Until now, only 17 cases of APL with STAT5B::RARα have been reported worldwide, making this a very rare entity (Table 1). To the best of our knowledge, this is the first reported case from the Indian subcontinent. Most of the previously reported STAT5B::RARα patients were middle aged (age range: 17–67 years with a mean age of 39 years). The majority of the patients were men, with women accounting for only two cases (11.76 %). More data is required to determine the significance of the age and gender distribution of these patients.

Due to the clinical urgency, it is justified to perform a comprehensive cytogenetic and molecular profiling of atypical APL patients utilizing PML::RARα FISH, RARa BAP FISH and molecular tests such as RT-PCR and NGS-based assays to detect these cases promptly. NGS-based assays can be utilized to characterize most structural abnormalities throughout the genome with significantly improved accuracy and precision as compared to conventional cytogenetics and FISH tests.26 NGS can effectively detect different RARA fusion partners such as PML, STAT5B, ADAMTS17, NUMA1, FIP1L1, ZBTB16, PRKAR1A, BCOR, NPM1, TBL1XR1 and NABP1.

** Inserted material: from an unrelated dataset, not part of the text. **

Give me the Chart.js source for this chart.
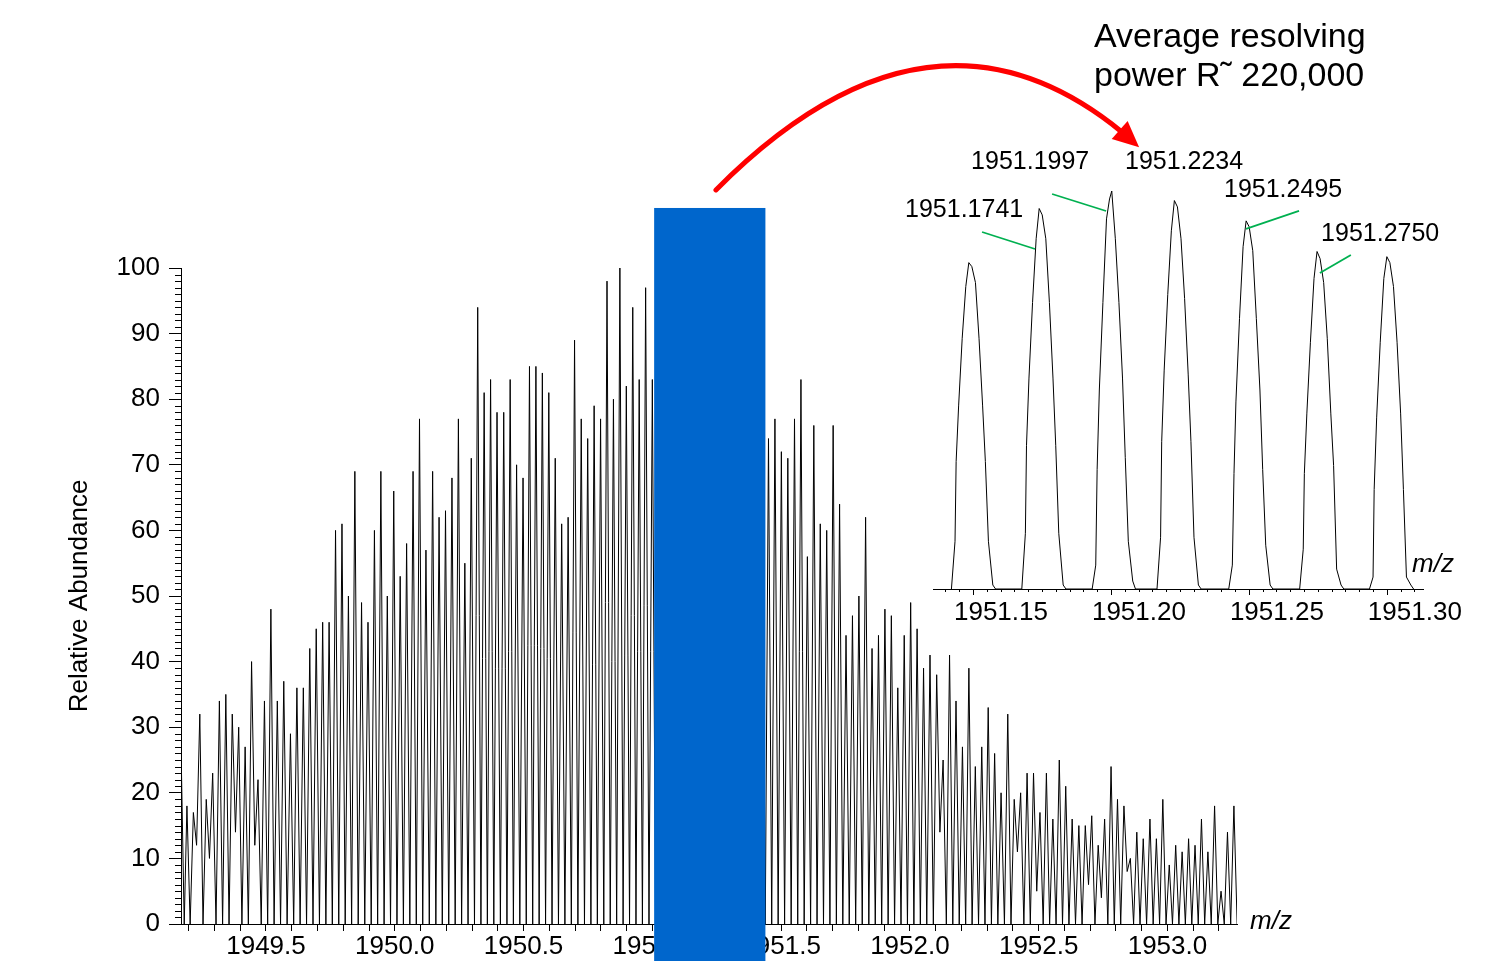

In addition to the STAT5B-RARα fusion, a missense mutation in the GATA2 gene (R362 G) was detected in this patient. GATA2 mutations usually present as germline variants and have been known to predispose to AML and myelodysplastic syndromes.27GATA2 mutations have also been reported in de novo AML, especially in adult patients with biallelic CEBPA mutations.28

By advanced functional and expression studies, it has been documented that the GATA2 gene is excessively expressed in PML::RARα-positive pre-leukemic cells. Furthermore, GATA2 gene variants are seen to be persistent in transformed APL cells. GATA2 gene somatic mutations have also been detected in APL patients during disease progression. The increased regulation of GATA2 may help to check the proliferation of PML::RARα positive leukemic cells, and consequently, inactivation of the GATA2 gene by mutation (and/or epigenetic silencing) may accelerate disease progression in APL and in other forms of AML.29 Due to the demise of our patient, the germline mutation status of the GATA2 variant could not be ascertained.

Measurable residual disease (MRD) monitoring has greatly improved therapeutic decision making in cases of PML-RARα-positive APL, however, data regarding MRD monitoring in patients with the STAT5B-RARα rearrangement is very limited. In developing countries and in centers with limited resources, MRD monitoring of such rare entities becomes even more challenging. However, flow cytometry, FISH, RT-PCR and NGS-based techniques should be explored for MRD monitoring in these patients as this can help to better assess treatment response.

In conclusion, this case describes the significant clinical, diagnostic and therapeutic differences between STAT5B-RARα t(17;17) and PML-RARα t(15;17) fusion-positive APL and highlights the role of molecular diagnostics, cytogenetics and flow cytometry in the identification of this rare APL variant. It also demonstrates the valuable role of NGS-based assays in reaching a definite diagnosis of such a rare malignancy that warrants immediate treatment in order to avert mortality.